Espero en la cola con impaciencia. La abuela que está pagando lleva más de cinco minutos, pero no me extraña. Tiene que obedecer un montón de órdenes tipo deje el carro allí, ahora cójalo, no se detenga en este lado de la cinta, deme la tarjeta por este hueco, y un largo etcétera. Yo me distraigo mirando a la cajera y su equipo de protección. Está separada del público por un blindaje que ríete del cristal acorazado del banco de Inglaterra. Detrás de ese cristal lleva máscara de soldador y, debajo, mascarilla. Hay laboratorios con viruela en los que se trabaja más alegremente que en este Eroski.
El caso es que yo ya estoy enfadada, porque no hay cosa más ridícula que intentar abrir una bolsa de la verdulería con los guantes puestos, así que cuando, por fin, es mi turno, no estoy para muchas bromas. Por supuesto, yo también me pongo en el sitio erróneo de la cinta, como no podía ser de otra manera, y parece que me acerco demasiado al cristal. El momento crítico llega cuando pongo mi propia bolsa, la misma que he usado para comprar, encima de la cinta para guardar los productos:
— No puedes poner tu bolsa allí —me recrimina Robocop. —Has podido dejarla en el suelo y que esté contaminada. Por lo tanto, ahora estás contaminando mi cinta, a mí y a todos los productos que vengan detrás.
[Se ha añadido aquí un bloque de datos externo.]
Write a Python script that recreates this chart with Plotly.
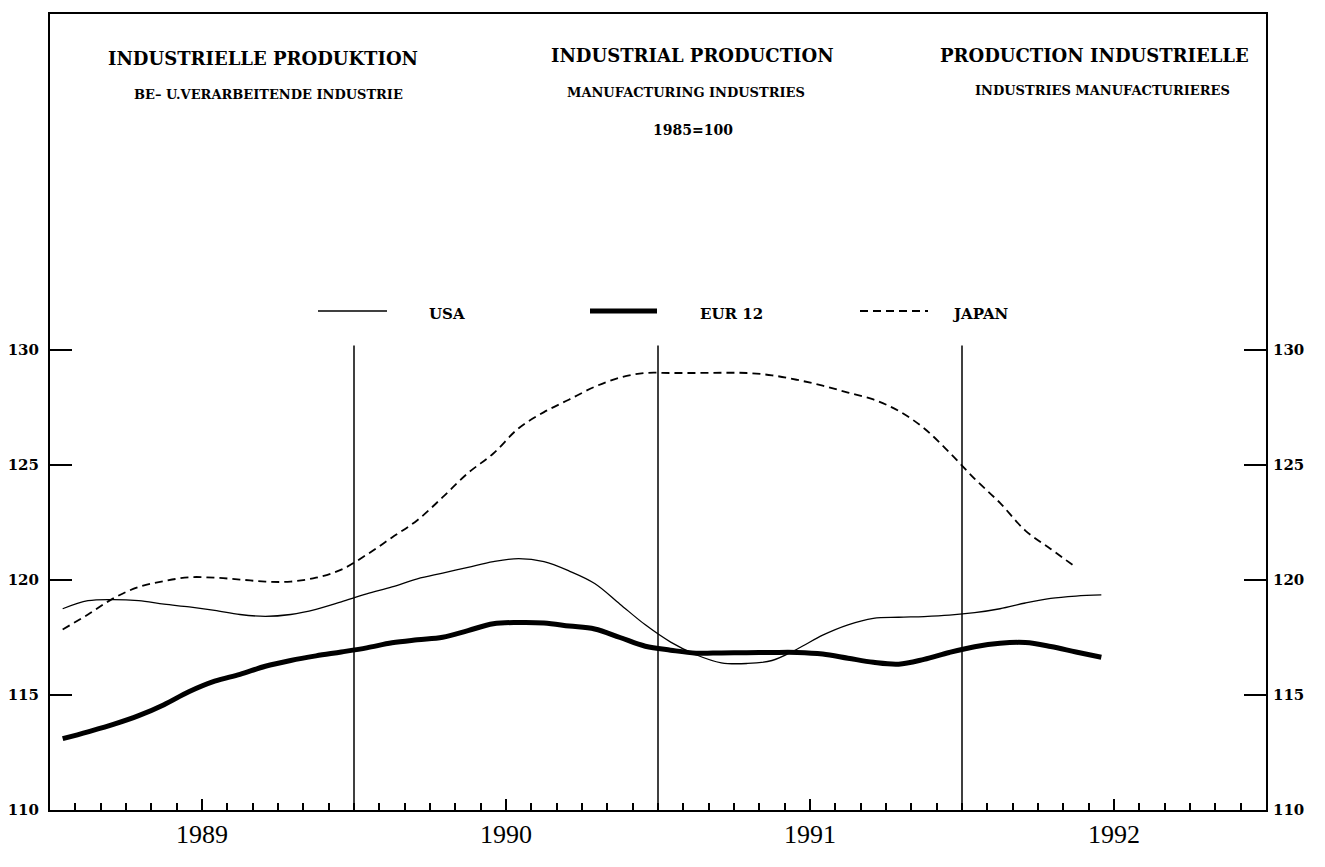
import plotly.graph_objects as go

# Industrial production, manufacturing industries, 1985=100 (monthly, smoothed)
YEARS = [1989, 1990, 1991, 1992]
Y_TICKS = [110, 115, 120, 125, 130]

# Jan 1989 - Jun 1992
usa = [118.75, 119.1, 119.15, 119.1, 118.95, 118.83, 118.68, 118.5, 118.42, 118.5,
       118.72, 119.05, 119.4, 119.7, 120.05, 120.3, 120.55, 120.8, 120.93, 120.8,
       120.39, 119.85, 118.95, 118.05, 117.3, 116.75, 116.4, 116.37, 116.5, 117.0,
       117.6, 118.05, 118.33, 118.38, 118.41, 118.47, 118.58, 118.75, 119.0, 119.2,
       119.3, 119.35]
eur12 = [113.1, 113.4, 113.72, 114.1, 114.58, 115.15, 115.6, 115.9, 116.25, 116.5,
         116.7, 116.87, 117.05, 117.27, 117.4, 117.51, 117.8, 118.1, 118.15, 118.13,
         118.0, 117.87, 117.5, 117.12, 116.95, 116.82, 116.83, 116.84, 116.85, 116.85,
         116.78, 116.6, 116.42, 116.34, 116.55, 116.85, 117.1, 117.25, 117.28, 117.11,
         116.87, 116.64]
# Jan 1989 - May 1992
japan = [117.85, 118.5, 119.2, 119.7, 119.95, 120.12, 120.1, 120.02, 119.93, 119.93,
         120.1, 120.45, 121.1, 121.85, 122.6, 123.6, 124.65, 125.5, 126.6, 127.3,
         127.85, 128.4, 128.8, 129.0, 129.0, 129.0, 129.01, 129.0, 128.9, 128.7,
         128.45, 128.15, 127.85, 127.35, 126.6, 125.55, 124.4, 123.35, 122.15, 121.35,
         120.55]


def months(values):
    # place each monthly value in the middle of its month
    return [YEARS[0] + (i + 0.5) / 12 for i in range(len(values))]


HEAVY = "DejaVu Serif"
SERIF = "Liberation Serif"

fig = go.Figure()
fig.add_trace(go.Scatter(x=months(usa), y=usa, name="USA", mode="lines",
                         line=dict(color="black", width=1.3, shape="spline", smoothing=1)))
fig.add_trace(go.Scatter(x=months(eur12), y=eur12, name="EUR 12", mode="lines",
                         line=dict(color="black", width=5, shape="spline", smoothing=1)))
fig.add_trace(go.Scatter(x=months(japan), y=japan, name="JAPAN", mode="lines",
                         line=dict(color="black", width=1.8, dash="8px,5px", shape="spline", smoothing=1)))
# empty trace so the right hand scale gets drawn
fig.add_trace(go.Scatter(x=[YEARS[0]], y=[Y_TICKS[0]], yaxis="y2", mode="markers",
                         marker=dict(opacity=0), hoverinfo="skip", showlegend=False))

# axis geometry (page pixels, body has an 8px margin)
L, R, T, B = 50, 1266, 14, 810
W, H = 1325 - 16, 867 - 16


def px(x):
    return (x - L) / (R - L)


def py(y):
    return (B - y) / (B - T)


y_range = [110, 110 + (B - T) / 23.0]

# quarter ticks carry the year label at mid year
quarters = [YEARS[0] + q / 4 for q in range(len(YEARS) * 4 + 1)]
qlabels = [str(int(q)) if abs(q - int(q) - 0.5) < 1e-9 else "" for q in quarters]
monthly = [YEARS[0] + m / 12 for m in range(len(YEARS) * 12 + 1)]

yscale = dict(range=y_range, tickvals=Y_TICKS, ticks="inside", ticklen=22, tickwidth=1.5,
              tickcolor="black", showgrid=False, zeroline=False, ticklabelstandoff=6,
              automargin=False,
              tickfont=dict(family=HEAVY, size=15, color="black", weight="bold"))

fig.update_layout(
    width=W, height=H,
    margin=dict(l=L - 8, r=W - (R - 8), t=T - 8, b=H - (B - 8), autoexpand=False),
    paper_bgcolor="white", plot_bgcolor="white",
    showlegend=False,
    xaxis=dict(range=[YEARS[0], YEARS[-1] + 1], tickvals=quarters, ticktext=qlabels,
               ticks="inside", ticklen=11, tickwidth=1.5, tickcolor="black",
               minor=dict(tickvals=monthly, ticks="inside", ticklen=7, tickwidth=1.5, tickcolor="black"),
               showline=True, linecolor="black", linewidth=2, mirror=True,
               showgrid=False, zeroline=False, automargin=False,
               tickfont=dict(family=SERIF, size=26, color="black")),
    yaxis=dict(showline=True, linecolor="black", linewidth=2, mirror=True, **yscale),
    yaxis2=dict(overlaying="y", side="right", anchor="x", showline=False, **yscale),
)

# year separators
for yr in YEARS[1:]:
    fig.add_shape(type="line", xref="x", yref="y", x0=yr, x1=yr, y0=110, y1=130.2,
                  line=dict(color="black", width=1.5))

titles = [
    ("INDUSTRIELLE PRODUKTION", 263, 58, 18),
    ("BE\u2013 U.VERARBEITENDE INDUSTRIE", 268, 94, 13),
    ("INDUSTRIAL PRODUCTION", 692, 56, 18),
    ("MANUFACTURING INDUSTRIES", 686, 92, 13),
    ("1985=100", 693, 130, 14),
    ("PRODUCTION INDUSTRIELLE", 1094, 56, 18),
    ("INDUSTRIES MANUFACTURIERES", 1102, 91, 13),
]
for text, x, y, size in titles:
    fig.add_annotation(text=text, x=px(x), y=py(y), xref="paper", yref="paper",
                       showarrow=False, xanchor="center", yanchor="middle",
                       font=dict(family=HEAVY, size=size, color="black", weight="bold"))

# legend keys drawn like the original
legend = [
    ("USA", 318, 387, 447, dict(width=1.3)),
    ("EUR 12", 590, 657, 731, dict(width=5)),
    ("JAPAN", 860, 928, 980, dict(width=1.8, dash="8px,5px")),
]
for name, x0, x1, xt, style in legend:
    fig.add_shape(type="line", xref="paper", yref="paper", x0=px(x0), x1=px(x1),
                  y0=py(311), y1=py(311), line=dict(color="black", **style))
    fig.add_annotation(text=name, x=px(xt), y=py(314), xref="paper", yref="paper",
                       showarrow=False, xanchor="center", yanchor="middle",
                       font=dict(family=HEAVY, size=15, color="black", weight="bold"))

fig.write_html("out.html")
La miro fijamente. Un segundo, dos segundos. Me gustaría decirle que, para contaminarla a ella, tendría que escupir con tanta fuerza como para perforar el blindaje, unas gafas de soldar y una mascarilla. O debería poder hacerlo con una trayectoria a lo Oliver y Benji, de esas en las que el balón cambia tres y cuatro veces de dirección con un único toque. En cualquiera de los dos casos, sería algo digno de ver. Por supuesto, no digo nada. En su lugar cojo mi bolsa radioactiva y dejo un rastro de muerte y destrucción a mis espaldas. El virus acabará, pero la ignorancia… Ay, la ignorancia. Eso no desaparecerá nunca.